CAN ADDITIONAL INSURED ENDORSEMENTS MAKE INSURANCE MORE EXPENSIVE? THE ANSWER IS DEFINITLEY YES!
Posted by LPL Risk Management on
The true cost of paying claims like those discussed above can cause costs to skyrocket in several ways. Because all insurance pays only up to a set limit, these amendments can serve to effectively reduce policy limits. If an insured’s policy limit is $1 million, and a $1.2 million claim is submitted , for which the insured is only 50% responsible, but the additional insured endorsement is primary, noncontributory, and includes a waiver of subrogation, the insured’s insurance company pays $1 million even though the insured only caused $600,000 of the claim. The insured will also have to pay the $200,000 in excess of the policy limit. In such an instance, naming the additional insured effectively reduced coverage to $600,000. In addition, the insured would have maxed out insurance coverage for the remainder of the policy year. It’s also important to keep in mind that some policies place the cost of defending a claim, including expensive attorney and expert witness fees, outside policy limits. While other policies may include the cost of defense, it makes sense that it would be more expensive to defend two parties rather than one; therefore, the cost of defending the additional insured further reduces the insured’s limits.

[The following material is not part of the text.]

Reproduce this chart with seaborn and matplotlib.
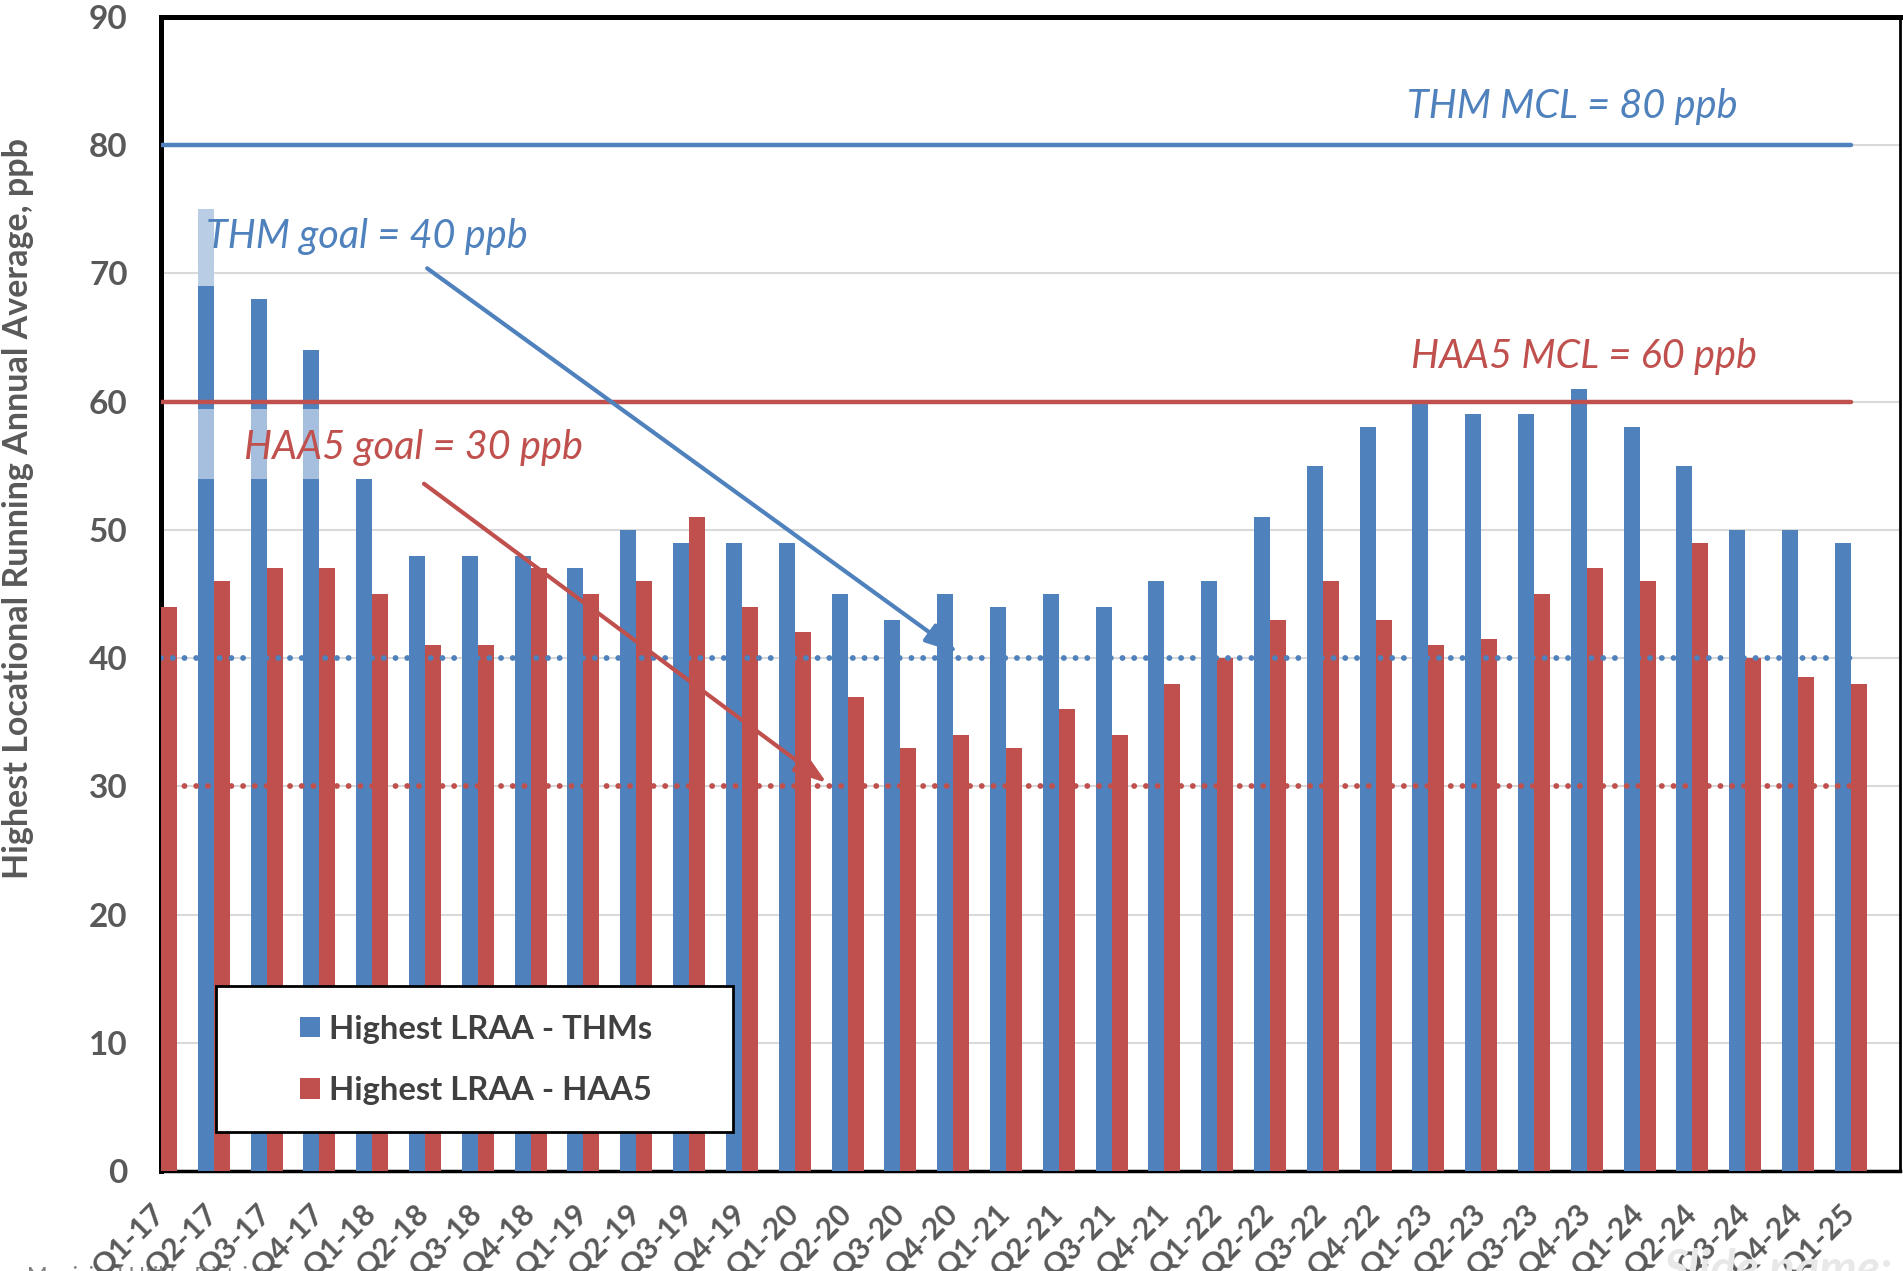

Additional insured endorsements can also impact the insured’s loss history, which plays a role in determining premium. “Loss history” refers to the losses paid on the policy. Losses paid for an additional insured are considered part of the client’s history, and a negative loss history can often cause premiums to rise. Even worse, a negative loss history has the potential to make it difficult for an insured to renew a policy or find needed, appropriate coverage from another carrier.